● **PROVIDED DATA**:
###
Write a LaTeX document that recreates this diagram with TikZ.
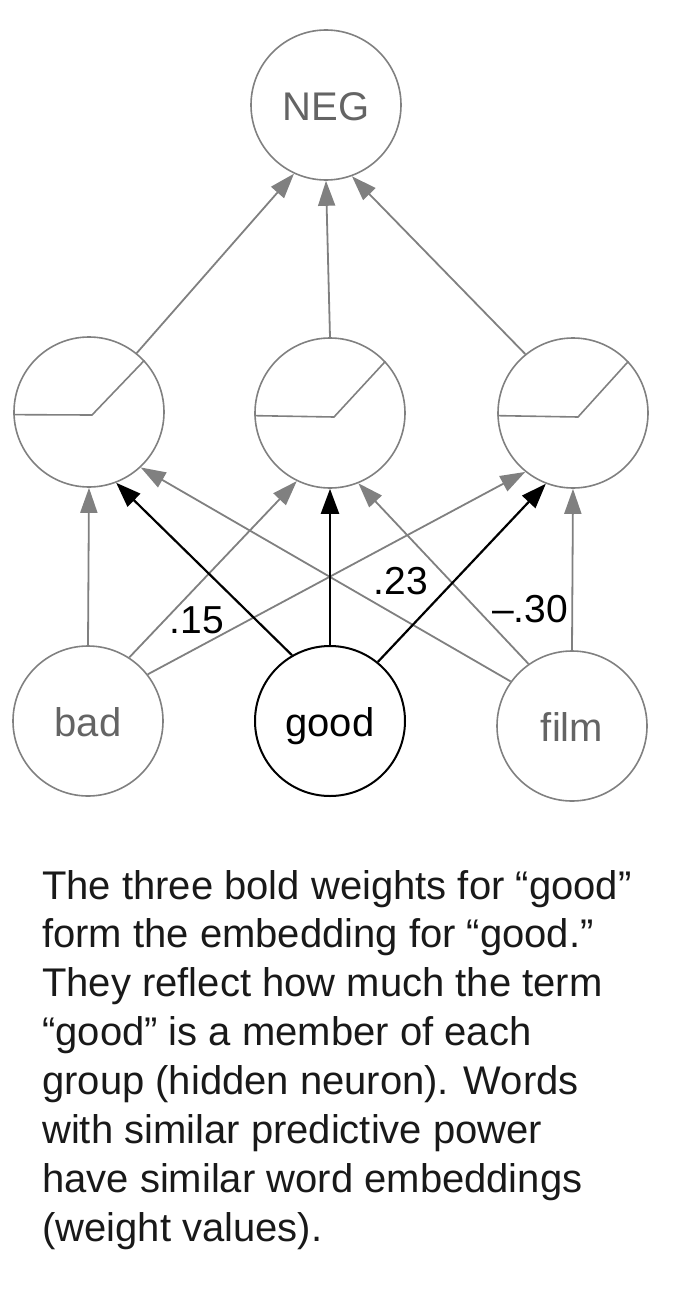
\documentclass[tikz,border=0pt]{standalone}
\usepackage{fontspec}
\setmainfont{Liberation Sans}
\usetikzlibrary{arrows.meta}
\definecolor{edgegray}{RGB}{128,128,128}
\definecolor{labgray}{RGB}{100,100,100}
\newcommand{\lowtext}[1]{\raisebox{-15pt}[0pt][0pt]{#1}}
\begin{document}
\begin{tikzpicture}[x=1pt,y=-1pt,
  neuron/.style={circle, draw=edgegray, line width=1.6pt, minimum size=150pt, inner sep=0pt, font=\fontsize{40}{40}\selectfont},
  gedge/.style={draw=edgegray, line width=1.8pt, -{Triangle[length=25pt,width=17pt]}},
  bedge/.style={draw=black, line width=2.2pt, -{Triangle[length=25pt,width=18pt]}},
  wlabel/.style={font=\fontsize{39}{39}\selectfont, inner sep=0pt},
  relu/.style={draw=edgegray, line width=1.6pt}]
\useasboundingbox (0,0) rectangle (676,1290);
% nodes
\node[neuron, text=labgray] (neg) at (326,105) {\lowtext{NEG}};
\node[neuron] (h1) at (89,412) {};
\node[neuron] (h2) at (330,413) {};
\node[neuron] (h3) at (573,413) {};
\node[neuron, text=labgray] (bad) at (88,721) {\lowtext{bad}};
\node[neuron, draw=black, line width=2pt, text=black] (good) at (330,721) {\lowtext{good}};
\node[neuron, text=labgray] (film) at (572,726) {\lowtext{film}};
% relu glyphs
\draw[relu] (h1.182) -- ([xshift=3pt,yshift=-3pt]h1.center) -- (h1.43);
\draw[relu] (h2.182) -- ([xshift=4pt,yshift=-4pt]h2.center) -- (h2.43);
\draw[relu] (h3.182) -- ([xshift=5pt,yshift=-4pt]h3.center) -- (h3.43);
% grey edges input -> hidden
\draw[gedge] (bad.90) -- (h1.270);
\draw[gedge] (bad.57) -- (h2.244);
\draw[gedge] (bad.38) -- (h3.231);
\draw[gedge] (film.144) -- (h1.313);
\draw[gedge] (film.125) -- (h2.292);
\draw[gedge] (film.90) -- (h3.270);
% hidden -> output
\draw[gedge] (h1.51) -- (neg.245);
\draw[gedge] (h2.90) -- (neg.270);
\draw[gedge] (h3.129) -- (neg.290);
% black edges from good
\draw[bedge] (good.120) -- (h1.291);
\draw[bedge] (good.90) -- (h2.270);
\draw[bedge] (good.51) -- (h3.249);
% weight labels
\node[wlabel] (w1) at (197,620) {.15};
\node[wlabel] (w2) at (401,581) {.23};
\node[wlabel] (w3) at (530,609) {\textendash.30};
% caption
\node[anchor=base west, align=left, inner sep=0pt, text=black!90,
      font=\fontsize{40}{48.85}\selectfont] (cap) at (42,1241)
  {The three bold weights for “good”\\
   form the embedding for “good.”\\
   They reflect how much the term\\
   “good” is a member of each\\
   group (hidden neuron). Words\\
   with similar predictive power\\
   have similar word embeddings\\
   (weight values).};
\end{tikzpicture}
\end{document}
###
● **DIRECTIONS FOR THIS TASK**: Copy the material above in full and exactly, skipping pictures.

● **EXERCISE RESULT**:
Write a LaTeX document that recreates this diagram with TikZ.
\documentclass[tikz,border=0pt]{standalone}
\usepackage{fontspec}
\setmainfont{Liberation Sans}
\usetikzlibrary{arrows.meta}
\definecolor{edgegray}{RGB}{128,128,128}
\definecolor{labgray}{RGB}{100,100,100}
\newcommand{\lowtext}[1]{\raisebox{-15pt}[0pt][0pt]{#1}}
\begin{document}
\begin{tikzpicture}[x=1pt,y=-1pt,
  neuron/.style={circle, draw=edgegray, line width=1.6pt, minimum size=150pt, inner sep=0pt, font=\fontsize{40}{40}\selectfont},
  gedge/.style={draw=edgegray, line width=1.8pt, -{Triangle[length=25pt,width=17pt]}},
  bedge/.style={draw=black, line width=2.2pt, -{Triangle[length=25pt,width=18pt]}},
  wlabel/.style={font=\fontsize{39}{39}\selectfont, inner sep=0pt},
  relu/.style={draw=edgegray, line width=1.6pt}]
\useasboundingbox (0,0) rectangle (676,1290);
% nodes
\node[neuron, text=labgray] (neg) at (326,105) {\lowtext{NEG}};
\node[neuron] (h1) at (89,412) {};
\node[neuron] (h2) at (330,413) {};
\node[neuron] (h3) at (573,413) {};
\node[neuron, text=labgray] (bad) at (88,721) {\lowtext{bad}};
\node[neuron, draw=black, line width=2pt, text=black] (good) at (330,721) {\lowtext{good}};
\node[neuron, text=labgray] (film) at (572,726) {\lowtext{film}};
% relu glyphs
\draw[relu] (h1.182) -- ([xshift=3pt,yshift=-3pt]h1.center) -- (h1.43);
\draw[relu] (h2.182) -- ([xshift=4pt,yshift=-4pt]h2.center) -- (h2.43);
\draw[relu] (h3.182) -- ([xshift=5pt,yshift=-4pt]h3.center) -- (h3.43);
% grey edges input -> hidden
\draw[gedge] (bad.90) -- (h1.270);
\draw[gedge] (bad.57) -- (h2.244);
\draw[gedge] (bad.38) -- (h3.231);
\draw[gedge] (film.144) -- (h1.313);
\draw[gedge] (film.125) -- (h2.292);
\draw[gedge] (film.90) -- (h3.270);
% hidden -> output
\draw[gedge] (h1.51) -- (neg.245);
\draw[gedge] (h2.90) -- (neg.270);
\draw[gedge] (h3.129) -- (neg.290);
% black edges from good
\draw[bedge] (good.120) -- (h1.291);
\draw[bedge] (good.90) -- (h2.270);
\draw[bedge] (good.51) -- (h3.249);
% weight labels
\node[wlabel] (w1) at (197,620) {.15};
\node[wlabel] (w2) at (401,581) {.23};
\node[wlabel] (w3) at (530,609) {\textendash.30};
% caption
\node[anchor=base west, align=left, inner sep=0pt, text=black!90,
      font=\fontsize{40}{48.85}\selectfont] (cap) at (42,1241)
  {The three bold weights for “good”\\
   form the embedding for “good.”\\
   They reflect how much the term\\
   “good” is a member of each\\
   group (hidden neuron). Words\\
   with similar predictive power\\
   have similar word embeddings\\
   (weight values).};
\end{tikzpicture}
\end{document}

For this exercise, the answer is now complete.